Pada dasarnya, setiap orang menghendaki kehidupan yang
harmonis dan damai. Setiap orang berharap bisa menjalin hubungan baik dengan
orang lain, hidup tenang dan damai. Tak ada seorang pun yang memimpikan hidup
dalam suasana konflik, penuh kekerasan, ketegangan, penjajahan atau peperangan
yang mengoyak nilai-nilai kemanusiaan.
Naluri untuk hidup damai mestinya menjadi motor penggerak
manusia selalu menjaga ikatan persaudaraan dengan yang lain. Kebutuhan rasa
aman dan damai, seharusnya menyadarkan manusia mengesampingkan egoisme dan
sikap-sikap yang bisa memantik pertikaian atau konflik dengan sesama. Idealnya,
ketika terjadi pertikaian, saling menghina, dan menyerang satu sama lain,
manusia yang sadar dengan pentingnya perdamaian tampil menjadi penengah, bukan
sebaliknya memperbesar potensi konflik dan perpecahan.
Jauh sebelum Tata Madiba, manusia agung pilihan Tuhan,
Nabiullah Muhammad Rasululllah SAW telah
menyontohkan, hidup damai, hidup bersama dan keberagaman di kota Madinah.
Rasulullah selalu menekankan pentingnya arti persaudaraan
dan semangat untuk ta’âwun -tolong menolong.
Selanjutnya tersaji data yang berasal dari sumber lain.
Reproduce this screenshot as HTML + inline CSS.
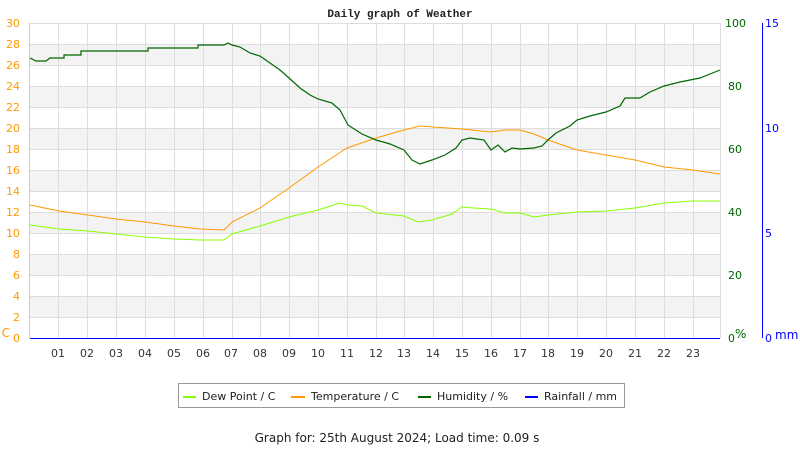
<!DOCTYPE html><html><head><style>body{margin:0;background:#fff}</style></head><body>
<svg width="800" height="450" xmlns="http://www.w3.org/2000/svg" font-family="DejaVu Sans, sans-serif" font-size="11">
<rect width="800" height="450" fill="#fff"/>
<text x="400" y="17" text-anchor="middle" font-family="Liberation Mono, monospace" font-weight="bold" font-size="11" fill="#222">Daily graph of Weather</text>
<g fill="#f3f3f3">
<rect x="30" y="44" width="690" height="21"/><rect x="30" y="86" width="690" height="21"/><rect x="30" y="128" width="690" height="21"/><rect x="30" y="170" width="690" height="21"/><rect x="30" y="212" width="690" height="21"/><rect x="30" y="254" width="690" height="21"/><rect x="30" y="296" width="690" height="21"/>
</g>
<g stroke="#ddd" stroke-width="1">
<path d="M30 23.5H720M30 44.5H720M30 65.5H720M30 86.5H720M30 107.5H720M30 128.5H720M30 149.5H720M30 170.5H720M30 191.5H720M30 212.5H720M30 233.5H720M30 254.5H720M30 275.5H720M30 296.5H720M30 317.5H720"/>
<path d="M58.5 23V338M87.5 23V338M116.5 23V338M145.5 23V338M174.5 23V338M203.5 23V338M232.5 23V338M260.5 23V338M289.5 23V338M318.5 23V338M347.5 23V338M376.5 23V338M404.5 23V338M433.5 23V338M462.5 23V338M491.5 23V338M520.5 23V338M548.5 23V338M577.5 23V338M606.5 23V338M635.5 23V338M664.5 23V338M693.5 23V338M720.5 23V338"/>
</g>
<line x1="29.5" y1="23" x2="29.5" y2="338" stroke="#ccc"/>
<line x1="30" y1="338.5" x2="720" y2="338.5" stroke="#00f"/>
<line x1="762.5" y1="23" x2="762.5" y2="338" stroke="#00f"/>
<g fill="#f90" font-size="11" text-anchor="end">
<text x="20" y="27">30</text><text x="20" y="48">28</text><text x="20" y="69">26</text><text x="20" y="90">24</text><text x="20" y="111">22</text><text x="20" y="132">20</text><text x="20" y="153">18</text><text x="20" y="174">16</text><text x="20" y="195">14</text><text x="20" y="216">12</text><text x="20" y="237">10</text><text x="20" y="258">8</text><text x="20" y="279">6</text><text x="20" y="300">4</text><text x="20" y="321">2</text><text x="20" y="342">0</text>
<text x="10" y="337" font-size="12">C</text>
</g>
<g fill="#060" font-size="11">
<text x="725" y="27">100</text><text x="728" y="90">80</text><text x="728" y="153">60</text><text x="728" y="216">40</text><text x="728" y="279">20</text><text x="728" y="342">0</text><text x="735" y="338" font-size="12">%</text>
</g>
<g fill="#00f" font-size="11">
<text x="765" y="27">15</text><text x="765" y="132">10</text><text x="765" y="237">5</text><text x="765" y="342">0</text><text x="775" y="339" font-size="12">mm</text>
</g>
<g fill="#333" font-size="11" text-anchor="middle">
<text x="58" y="357">01</text><text x="87" y="357">02</text><text x="116" y="357">03</text><text x="145" y="357">04</text><text x="174" y="357">05</text><text x="203" y="357">06</text><text x="231" y="357">07</text><text x="260" y="357">08</text><text x="289" y="357">09</text><text x="318" y="357">10</text><text x="347" y="357">11</text><text x="376" y="357">12</text><text x="404" y="357">13</text><text x="433" y="357">14</text><text x="462" y="357">15</text><text x="491" y="357">16</text><text x="520" y="357">17</text><text x="548" y="357">18</text><text x="577" y="357">19</text><text x="606" y="357">20</text><text x="635" y="357">21</text><text x="664" y="357">22</text><text x="693" y="357">23</text>
</g>
<polyline fill="none" stroke="#8f0" stroke-width="1" points="30,225 59,229 88,231 116,234 145,237 174,239 200,240 224,240 232,234 260,226 289,217 318,210 340,203 347,205 362,206 376,213 404,216 418,222 432,220 452,214 462,207 474,208 491,209 505,213 520,213 534,217 548,215 577,212 606,211 635,208 664,203 693,201 720,201"/>
<polyline fill="none" stroke="#f90" stroke-width="1" points="30,205 59,211 88,215 116,219 145,222 174,226 200,229 224,230 232,222 260,208 289,188 318,167 347,148 376,138 404,130 420,126 433,127 462,129 491,132 505,130 520,130 534,134 548,140 577,150 606,155 635,160 664,167 693,170 720,174"/>
<polyline fill="none" stroke="#060" stroke-width="1.2" points="30,58 36,61 46,61 50,58 64,58 64,55 81,55 81,51 148,51 148,48 198,48 198,45 224,45 228,43 232,45 240,47 250,53 260,56 270,63 280,70 289,78 300,88 310,95 318,99 332,103 340,110 348,125 362,134 376,140 390,144 404,150 412,160 420,164 432,160 445,155 456,148 462,140 470,138 484,140 491,150 498,145 505,152 512,148 520,149 534,148 542,146 548,140 556,133 570,126 577,120 590,116 606,112 620,106 625,98 640,98 650,92 664,86 680,82 700,78 715,72 720,70"/>
<rect x="178.5" y="383.5" width="446" height="24" fill="#fff" stroke="#999"/>
<g font-size="11" fill="#222">
<line x1="183" y1="397" x2="196" y2="397" stroke="#8f0" stroke-width="2"/><text x="202" y="400">Dew Point / C</text>
<line x1="291" y1="397" x2="305" y2="397" stroke="#f90" stroke-width="2"/><text x="311" y="400">Temperature / C</text>
<line x1="418" y1="397" x2="431" y2="397" stroke="#060" stroke-width="2"/><text x="437" y="400">Humidity / %</text>
<line x1="525" y1="397" x2="538" y2="397" stroke="#00f" stroke-width="2"/><text x="544" y="400">Rainfall / mm</text>
</g>
<text x="397" y="442" text-anchor="middle" font-size="12" fill="#222">Graph for: 25th August 2024; Load time: 0.09 s</text>
</svg>
</body></html>
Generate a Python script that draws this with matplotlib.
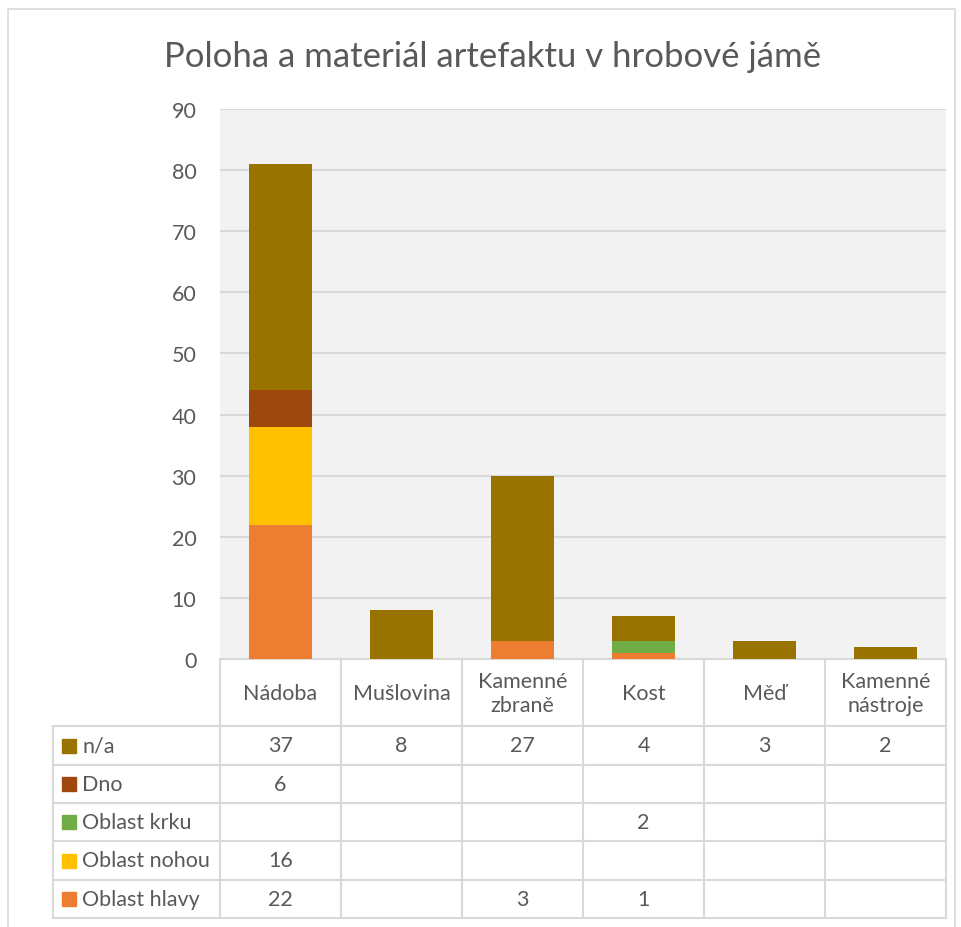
import matplotlib.pyplot as plt
import numpy as np

plt.rcParams['font.family'] = ['Lato', 'DejaVu Sans']

categories = ['Nádoba', 'Mušlovina', 'Kamenné\nzbraně', 'Kost', 'Měď', 'Kamenné\nnástroje']
series = ['Oblast hlavy', 'Oblast nohou', 'Oblast krku', 'Dno', 'n/a']
hlavy = [22, 0, 3, 1, 0, 0]
nohou = [16, 0, 0, 0, 0, 0]
krku = [0, 0, 0, 2, 0, 0]
dno = [6, 0, 0, 0, 0, 0]
na = [37, 8, 27, 4, 3, 2]
colors = ['#ED7D31', '#FFC000', '#70AD47', '#9E480E', '#997300']
title = 'Poloha a materiál artefaktu v hrobové jámě'

W, H = 961, 928
fig = plt.figure(figsize=(W / 100, H / 100), dpi=100)
txt = '#595959'
grid = '#D9D9D9'
fs = 15.5

# main plot area in pixels
x0, x1, y_top, y_bot = 220, 946, 110, 660
ax = fig.add_axes([x0 / W, 1 - y_bot / H, (x1 - x0) / W, (y_bot - y_top) / H])
ax.set_facecolor('#F2F2F2')
data = [hlavy, nohou, krku, dno, na]
xs = np.arange(len(categories))
bottom = np.zeros(len(categories))
for vals, c in zip(data, colors):
    ax.bar(xs, vals, 0.52, bottom=bottom, color=c, zorder=3)
    bottom += np.array(vals)
ax.set_xlim(-0.5, len(categories) - 0.5)
ax.set_ylim(0, 90)
ax.set_yticks(range(0, 91, 10))
ax.yaxis.grid(True, color=grid, lw=1.5, zorder=0)
ax.set_xticks([])
ax.tick_params(axis='y', length=0, labelsize=fs, labelcolor=txt, pad=17)
for s in ['top', 'right', 'left']:
    ax.spines[s].set_visible(False)
ax.spines['bottom'].set_color(grid)
ax.spines['bottom'].set_linewidth(1.5)

# overlay for title, table and border (pixel coords)
ov = fig.add_axes([0, 0, 1, 1])
ov.set_xlim(0, W)
ov.set_ylim(H, 0)
ov.axis('off')
ov.patch.set_alpha(0)
ov.plot([8, 8, 955, 955], [H, 10, 10, H], color=grid, lw=1.2)
ov.text(493, 57, title, ha='center', va='center', fontsize=25, color=txt)

colw = (x1 - x0) / len(categories)
rows_y = [727, 766, 804, 842, 881, 919]
lx = 53
for k in range(len(categories) + 1):
    ov.plot([x0 + k * colw] * 2, [662, rows_y[-1]], color=grid, lw=1.5)
ov.plot([lx, lx], [rows_y[0], rows_y[-1]], color=grid, lw=1.5)
for y in rows_y:
    ov.plot([lx, x1], [y, y], color=grid, lw=1.5)
for k, cat in enumerate(categories):
    ov.text(x0 + (k + 0.5) * colw, 694, cat, ha='center', va='center',
            fontsize=fs, color=txt, linespacing=1.2)

table_rows = list(zip(series, data, colors))[::-1]
for r, (name, vals, c) in enumerate(table_rows):
    yc = (rows_y[r] + rows_y[r + 1]) / 2
    ov.add_patch(plt.Rectangle((62, yc - 7), 14, 14, color=c))
    ov.text(82, yc, name, ha='left', va='center', fontsize=fs, color=txt)
    for k, v in enumerate(vals):
        if v:
            ov.text(x0 + (k + 0.5) * colw, yc, str(v), ha='center', va='center',
                    fontsize=fs, color=txt)

fig.savefig('out.png', dpi=100)
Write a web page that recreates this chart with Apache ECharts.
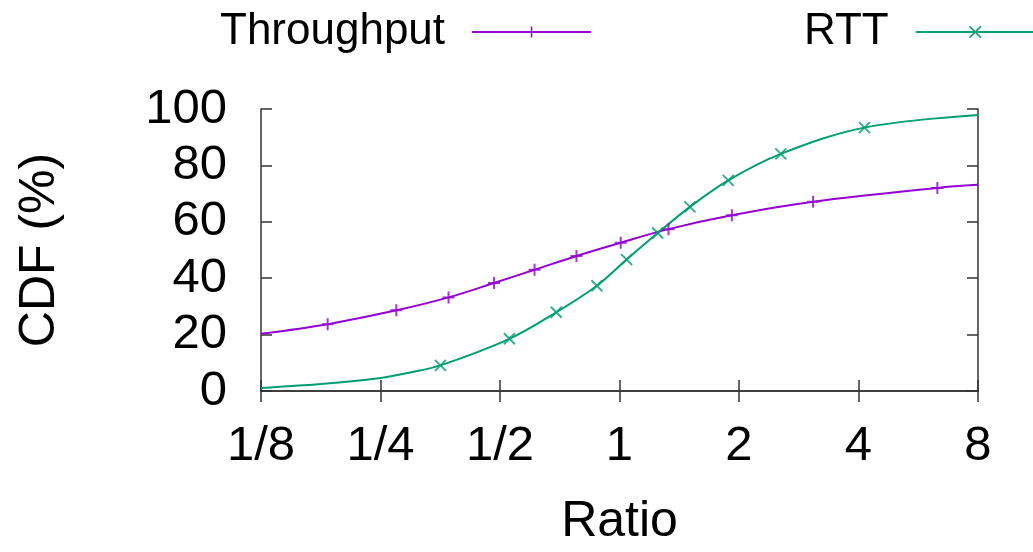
<!DOCTYPE html>
<html>
<head>
<meta charset="utf-8">
<script src="https://cdn.jsdelivr.net/npm/echarts@6/dist/echarts.min.js"></script>
<style>
html, body { margin: 0; padding: 0; background: #fff; }
#chart { width: 1033px; height: 552px; }
</style>
</head>
<body>
<div id="chart"></div>
<script>
// Tick labels on the ratio axis (powers of two)
const ratioTicks = [0.125, 0.25, 0.5, 1, 2, 4, 8];
const ratioTickLabels = ['1/8', '1/4', '1/2', '1', '2', '4', '8'];

// Throughput: marker points and curve end points (ratio, CDF %)
const throughputMarkRatio = [0.184, 0.274, 0.371, 0.483, 0.611, 0.779, 1.007, 1.329, 1.919, 3.074, 6.32];
const throughputMarkCDF   = [23.7, 28.6, 33.2, 38.3, 43.0, 47.9, 52.6, 57.4, 62.3, 67.1, 72.0];
const throughputEndRatio  = [0.125, 8];
const throughputEndCDF    = [20.3, 73.1];

// RTT: marker points and additional curve points
const rttMarkRatio = [0.354, 0.528, 0.693, 0.877, 1.042, 1.248, 1.505, 1.879, 2.549, 4.141];
const rttMarkCDF   = [9.1, 18.5, 27.9, 37.3, 46.6, 56.0, 65.3, 74.7, 84.1, 93.4];
const rttEndRatio  = [0.125, 0.177, 0.25, 0.295, 8];
const rttEndCDF    = [1.1, 2.5, 4.6, 6.5, 97.9];

const PURPLE = '#9400d3';
const GREEN = '#009e73';
const FONT = '"Liberation Sans", Arial, Helvetica, sans-serif';
const PLUS = 'path://M5,0L5,10M0,5L10,5';
const CROSS = 'path://M0,0L10,10M0,10L10,0';

function pairs(xs, ys) { return xs.map((x, i) => [x, ys[i]]); }
function merged(ax, ay, bx, by) {
  return pairs(ax, ay).concat(pairs(bx, by)).sort((a, b) => a[0] - b[0]);
}
function tickLabel(v) {
  const i = ratioTicks.findIndex(t => Math.abs(t - v) < 1e-6);
  return i >= 0 ? ratioTickLabels[i] : '';
}

const chart = echarts.init(document.getElementById('chart'), null, { renderer: 'canvas' });

const axisLineStyle = { color: '#333', width: 1.5 };
const xCommon = {
  type: 'log', logBase: 2, min: 0.125, max: 8,
  axisLine: { show: true, lineStyle: axisLineStyle },
  axisTick: { show: true, inside: true, length: 11, lineStyle: axisLineStyle },
  splitLine: { show: false }, minorTick: { show: false }
};
const yCommon = {
  type: 'value', min: 0, max: 100, interval: 20,
  axisLine: { show: true, lineStyle: axisLineStyle },
  axisTick: { show: true, inside: true, length: 11, lineStyle: axisLineStyle },
  splitLine: { show: false }
};

const legendText = { fontSize: 44, color: '#000', fontFamily: FONT };

chart.setOption({
  animation: false,
  backgroundColor: '#fff',
  grid: { left: 261, right: 55, top: 109, bottom: 159, containLabel: false },
  legend: [
    {
      data: [{ name: 'Throughput', itemStyle: { color: PURPLE, borderColor: PURPLE, borderWidth: 1.5 } }],
      left: 215, top: 5, align: 'right', itemWidth: 119, itemHeight: 14,
      textStyle: Object.assign({ padding: [0, 22, 0, 0] }, legendText),
      selectedMode: false
    },
    {
      data: [{ name: 'RTT', itemStyle: { color: GREEN, borderColor: GREEN, borderWidth: 1.5 } }],
      left: 799, top: 5, align: 'right', itemWidth: 119, itemHeight: 14,
      textStyle: Object.assign({ padding: [0, 22, 0, 0] }, legendText),
      selectedMode: false
    }
  ],
  xAxis: [
    Object.assign({}, xCommon, {
      position: 'bottom',
      name: 'Ratio', nameLocation: 'middle', nameGap: 106,
      nameTextStyle: { fontSize: 50, color: '#000', fontFamily: FONT },
      axisLabel: { show: true, margin: 31, fontSize: 49, color: '#000', fontFamily: FONT, formatter: tickLabel }
    }),
    Object.assign({}, xCommon, { position: 'top', axisLabel: { show: false } })
  ],
  yAxis: [
    Object.assign({}, yCommon, {
      position: 'left',
      name: 'CDF (%)', nameLocation: 'middle', nameGap: 196,
      nameTextStyle: { fontSize: 50, color: '#000', fontFamily: FONT },
      axisLabel: { show: true, margin: 34, fontSize: 49, color: '#000', fontFamily: FONT }
    }),
    Object.assign({}, yCommon, { position: 'right', axisLabel: { show: false } })
  ],
  series: [
    {
      name: 'Throughput', type: 'line', xAxisIndex: 0, yAxisIndex: 0,
      data: merged(throughputMarkRatio, throughputMarkCDF, throughputEndRatio, throughputEndCDF),
      smooth: 0.35, showSymbol: false, symbol: PLUS, symbolSize: 12,
      lineStyle: { color: PURPLE, width: 2 },
      itemStyle: { color: PURPLE, borderColor: PURPLE, borderWidth: 2 },
      silent: true, z: 3
    },
    {
      name: 'RTT', type: 'line', xAxisIndex: 0, yAxisIndex: 0,
      data: merged(rttMarkRatio, rttMarkCDF, rttEndRatio, rttEndCDF),
      smooth: 0.35, showSymbol: false, symbol: CROSS, symbolSize: 11,
      lineStyle: { color: GREEN, width: 2 },
      itemStyle: { color: GREEN, borderColor: GREEN, borderWidth: 2 },
      silent: true, z: 2
    },
    {
      name: 'Throughput', type: 'scatter', xAxisIndex: 0, yAxisIndex: 0,
      data: pairs(throughputMarkRatio, throughputMarkCDF),
      symbol: PLUS, symbolSize: 12,
      itemStyle: { color: PURPLE, borderColor: PURPLE, borderWidth: 2 },
      silent: true, z: 4
    },
    {
      name: 'RTT', type: 'scatter', xAxisIndex: 0, yAxisIndex: 0,
      data: pairs(rttMarkRatio, rttMarkCDF),
      symbol: CROSS, symbolSize: 11,
      itemStyle: { color: GREEN, borderColor: GREEN, borderWidth: 2 },
      silent: true, z: 4
    }
  ]
});
</script>
</body>
</html>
Ketika kaum Muhajirin berhijrah
dari Mekah ke Madinah, Rasulullah mempersaudarakan 45 orang kaum Muhajirin
dengan 45 orang kaum Anshar. Rasulullah menekankan antara dua orang yang
dipersaudarakan, saling membantu secara mutlak dalam menghadapi segala macam
problem kehidupan. Langkah ini diambil, untuk menjaga kemanan dan kedamaian
Madinah.
Bukan hanya itu, Rasulullah SAW juga membuat perjanjian yang
kemudian dikenal dengan Piagam Madinah, dengan seluruh suku dan penganut agama
yang ada di Madinah. Perjanjian inilah yang menjadi acuan dasar kehidupan di
Madinah yang beragam. Rasul berpandangan jauh kedepan, menyatukan berbagai
perbedaan untuk meminimalkan potensi konflik dan masyarakat Madinah hidup dalam
perdamaian.
Rasulullah SAW mengajarkan, sesungguhnya Islam merupakan
agama perdamaian. Setiap muslim yang beriman kepada Allah SWT wajib menjaga
perdamaian. “Tidak sempurna iman seseorang, yang tetangganya tidak aman dari
kejahilannya (gangguannya).” (HR. Bukhari).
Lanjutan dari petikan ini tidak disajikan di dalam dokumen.